Records ::
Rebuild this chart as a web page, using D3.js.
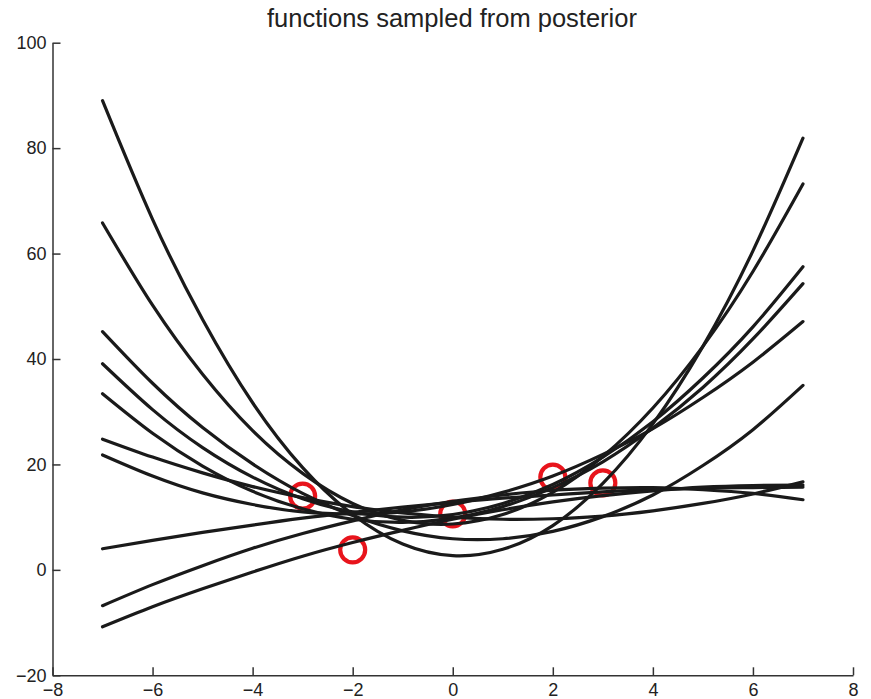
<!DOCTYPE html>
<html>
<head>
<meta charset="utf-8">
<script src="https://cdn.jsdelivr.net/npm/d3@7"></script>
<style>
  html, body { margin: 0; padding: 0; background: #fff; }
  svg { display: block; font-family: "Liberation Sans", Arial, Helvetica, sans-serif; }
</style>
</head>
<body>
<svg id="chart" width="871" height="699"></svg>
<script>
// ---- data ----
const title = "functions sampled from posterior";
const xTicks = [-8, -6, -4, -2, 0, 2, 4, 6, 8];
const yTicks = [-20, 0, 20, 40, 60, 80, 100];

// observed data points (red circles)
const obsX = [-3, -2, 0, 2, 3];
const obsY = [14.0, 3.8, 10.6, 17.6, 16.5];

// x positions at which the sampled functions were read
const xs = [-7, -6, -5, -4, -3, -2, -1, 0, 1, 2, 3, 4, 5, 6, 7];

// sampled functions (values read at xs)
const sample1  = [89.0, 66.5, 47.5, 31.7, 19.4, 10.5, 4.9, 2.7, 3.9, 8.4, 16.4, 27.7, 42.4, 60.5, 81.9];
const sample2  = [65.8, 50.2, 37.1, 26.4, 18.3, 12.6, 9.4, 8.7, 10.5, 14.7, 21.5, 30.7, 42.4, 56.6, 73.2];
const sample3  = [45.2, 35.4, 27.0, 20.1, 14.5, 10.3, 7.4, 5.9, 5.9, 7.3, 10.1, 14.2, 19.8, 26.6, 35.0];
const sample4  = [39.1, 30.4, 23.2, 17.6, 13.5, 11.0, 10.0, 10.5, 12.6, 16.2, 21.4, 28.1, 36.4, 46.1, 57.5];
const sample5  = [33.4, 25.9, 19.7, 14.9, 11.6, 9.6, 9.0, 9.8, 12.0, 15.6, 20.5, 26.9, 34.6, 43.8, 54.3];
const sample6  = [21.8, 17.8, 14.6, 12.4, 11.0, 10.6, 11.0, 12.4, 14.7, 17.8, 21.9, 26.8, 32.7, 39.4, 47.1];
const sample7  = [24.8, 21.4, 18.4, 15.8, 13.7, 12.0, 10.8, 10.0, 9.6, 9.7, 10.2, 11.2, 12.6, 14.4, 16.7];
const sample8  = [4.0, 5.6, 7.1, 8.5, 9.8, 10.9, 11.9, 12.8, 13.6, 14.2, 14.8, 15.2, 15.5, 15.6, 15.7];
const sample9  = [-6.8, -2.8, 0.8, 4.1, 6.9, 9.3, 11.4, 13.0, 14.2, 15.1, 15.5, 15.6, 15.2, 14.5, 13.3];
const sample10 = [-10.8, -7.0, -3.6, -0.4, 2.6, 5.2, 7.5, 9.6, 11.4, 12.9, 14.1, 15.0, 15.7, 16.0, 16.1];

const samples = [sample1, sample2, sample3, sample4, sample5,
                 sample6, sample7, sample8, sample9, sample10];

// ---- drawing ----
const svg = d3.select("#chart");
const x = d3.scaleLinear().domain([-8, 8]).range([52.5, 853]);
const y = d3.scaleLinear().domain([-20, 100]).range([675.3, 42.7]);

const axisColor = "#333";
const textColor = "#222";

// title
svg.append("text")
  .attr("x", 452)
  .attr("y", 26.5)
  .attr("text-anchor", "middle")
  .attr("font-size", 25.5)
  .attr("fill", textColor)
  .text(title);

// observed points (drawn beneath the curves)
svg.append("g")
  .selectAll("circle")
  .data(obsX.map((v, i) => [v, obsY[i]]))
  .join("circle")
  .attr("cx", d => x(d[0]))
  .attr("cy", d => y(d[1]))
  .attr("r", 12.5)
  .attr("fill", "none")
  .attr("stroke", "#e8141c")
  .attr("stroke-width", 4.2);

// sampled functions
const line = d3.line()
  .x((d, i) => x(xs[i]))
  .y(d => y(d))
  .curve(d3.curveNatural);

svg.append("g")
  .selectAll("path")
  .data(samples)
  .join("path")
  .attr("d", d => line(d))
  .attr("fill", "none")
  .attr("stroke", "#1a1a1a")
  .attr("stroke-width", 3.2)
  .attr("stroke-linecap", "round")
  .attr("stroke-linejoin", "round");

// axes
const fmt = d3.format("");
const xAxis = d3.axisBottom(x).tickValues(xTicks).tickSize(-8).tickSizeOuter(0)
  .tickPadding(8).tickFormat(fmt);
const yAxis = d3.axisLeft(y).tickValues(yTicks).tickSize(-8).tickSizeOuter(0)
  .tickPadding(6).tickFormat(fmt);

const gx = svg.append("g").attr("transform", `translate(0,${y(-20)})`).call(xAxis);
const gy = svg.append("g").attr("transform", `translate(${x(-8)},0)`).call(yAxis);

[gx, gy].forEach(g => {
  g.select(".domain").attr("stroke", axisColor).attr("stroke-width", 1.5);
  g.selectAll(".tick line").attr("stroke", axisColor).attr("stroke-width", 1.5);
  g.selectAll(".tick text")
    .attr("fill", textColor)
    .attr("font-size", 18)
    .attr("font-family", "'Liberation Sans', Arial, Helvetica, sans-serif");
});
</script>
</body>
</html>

...

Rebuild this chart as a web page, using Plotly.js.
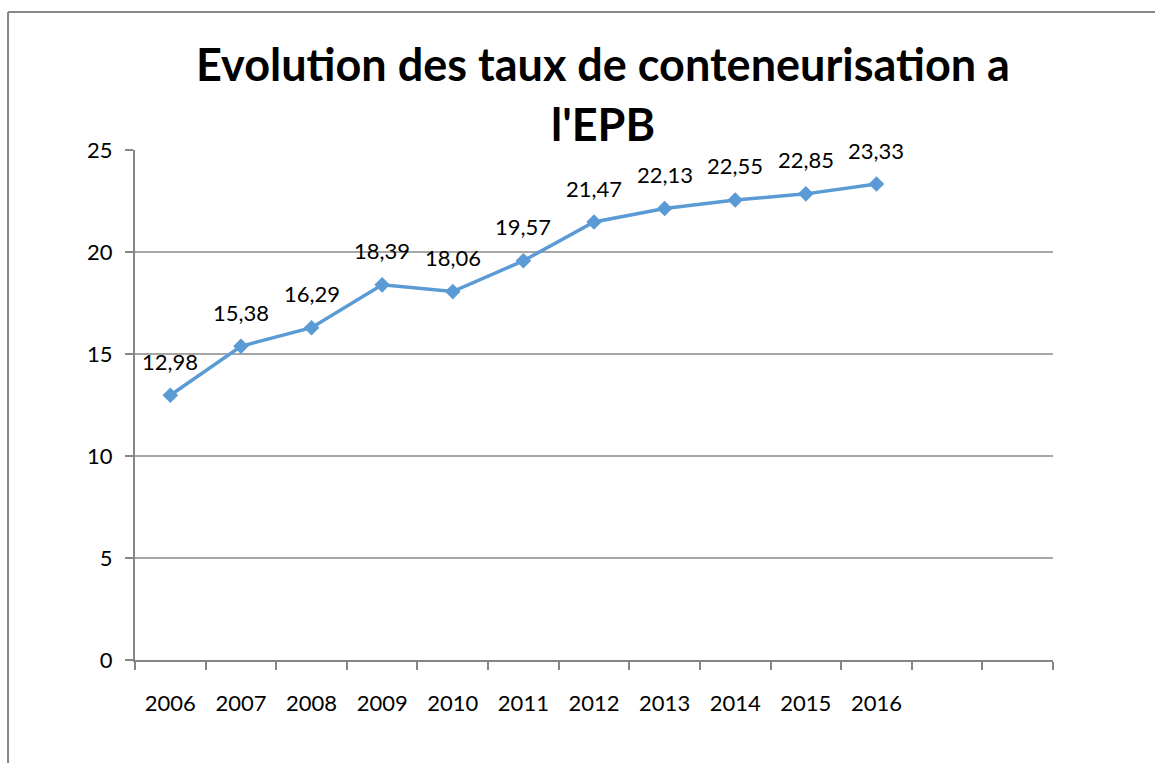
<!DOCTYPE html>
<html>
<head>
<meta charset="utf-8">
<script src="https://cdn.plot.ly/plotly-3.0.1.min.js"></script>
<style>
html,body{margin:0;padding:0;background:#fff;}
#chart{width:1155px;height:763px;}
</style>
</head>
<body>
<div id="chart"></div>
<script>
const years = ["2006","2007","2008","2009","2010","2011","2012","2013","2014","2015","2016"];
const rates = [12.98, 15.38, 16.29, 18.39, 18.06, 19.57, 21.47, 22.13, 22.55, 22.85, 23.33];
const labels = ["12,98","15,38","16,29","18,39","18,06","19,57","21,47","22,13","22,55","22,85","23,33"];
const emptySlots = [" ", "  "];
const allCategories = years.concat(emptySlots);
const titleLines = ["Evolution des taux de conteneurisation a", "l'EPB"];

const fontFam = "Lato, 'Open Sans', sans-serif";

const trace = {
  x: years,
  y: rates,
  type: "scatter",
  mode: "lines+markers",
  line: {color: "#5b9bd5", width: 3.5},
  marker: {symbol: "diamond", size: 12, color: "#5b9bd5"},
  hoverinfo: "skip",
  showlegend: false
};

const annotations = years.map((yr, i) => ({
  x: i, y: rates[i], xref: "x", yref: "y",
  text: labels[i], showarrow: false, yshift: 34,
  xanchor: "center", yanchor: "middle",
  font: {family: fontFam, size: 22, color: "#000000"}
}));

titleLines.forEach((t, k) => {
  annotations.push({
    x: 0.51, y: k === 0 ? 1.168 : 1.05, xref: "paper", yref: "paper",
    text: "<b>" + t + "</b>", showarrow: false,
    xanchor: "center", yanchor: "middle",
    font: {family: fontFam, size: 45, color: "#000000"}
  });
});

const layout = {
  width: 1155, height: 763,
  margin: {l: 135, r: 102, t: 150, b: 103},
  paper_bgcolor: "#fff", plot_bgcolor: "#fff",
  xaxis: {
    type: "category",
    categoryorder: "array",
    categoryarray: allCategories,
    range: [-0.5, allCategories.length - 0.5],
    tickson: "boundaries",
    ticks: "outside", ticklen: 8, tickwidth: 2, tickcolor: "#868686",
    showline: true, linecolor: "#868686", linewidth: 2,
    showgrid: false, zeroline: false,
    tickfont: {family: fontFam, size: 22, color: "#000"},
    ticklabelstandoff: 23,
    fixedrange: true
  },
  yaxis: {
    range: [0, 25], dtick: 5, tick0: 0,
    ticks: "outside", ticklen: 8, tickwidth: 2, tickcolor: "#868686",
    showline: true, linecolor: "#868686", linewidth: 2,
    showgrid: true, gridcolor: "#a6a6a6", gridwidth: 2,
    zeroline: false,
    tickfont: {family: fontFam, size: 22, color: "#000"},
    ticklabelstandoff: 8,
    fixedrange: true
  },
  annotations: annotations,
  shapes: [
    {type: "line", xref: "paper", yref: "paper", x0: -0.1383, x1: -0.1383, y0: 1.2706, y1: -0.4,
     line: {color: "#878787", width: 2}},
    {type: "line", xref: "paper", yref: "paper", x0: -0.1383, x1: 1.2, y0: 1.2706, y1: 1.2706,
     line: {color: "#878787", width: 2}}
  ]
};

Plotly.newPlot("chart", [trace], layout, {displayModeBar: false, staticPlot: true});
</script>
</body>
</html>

Problem to solve ::
The lines to print start at the line containing "Rebuild this chart as a web page, using D3.js." and end at the line containing "3, 4, 5, 6, 7];"; print them exactly, both ends included, and leave out every picture.

Exercise solution ::
Rebuild this chart as a web page, using D3.js.
<!DOCTYPE html>
<html>
<head>
<meta charset="utf-8">
<script src="https://cdn.jsdelivr.net/npm/d3@7"></script>
<style>
  html, body { margin: 0; padding: 0; background: #fff; }
  svg { display: block; font-family: "Liberation Sans", Arial, Helvetica, sans-serif; }
</style>
</head>
<body>
<svg id="chart" width="871" height="699"></svg>
<script>
// ---- data ----
const title = "functions sampled from posterior";
const xTicks = [-8, -6, -4, -2, 0, 2, 4, 6, 8];
const yTicks = [-20, 0, 20, 40, 60, 80, 100];

// observed data points (red circles)
const obsX = [-3, -2, 0, 2, 3];
const obsY = [14.0, 3.8, 10.6, 17.6, 16.5];

// x positions at which the sampled functions were read
const xs = [-7, -6, -5, -4, -3, -2, -1, 0, 1, 2, 3, 4, 5, 6, 7];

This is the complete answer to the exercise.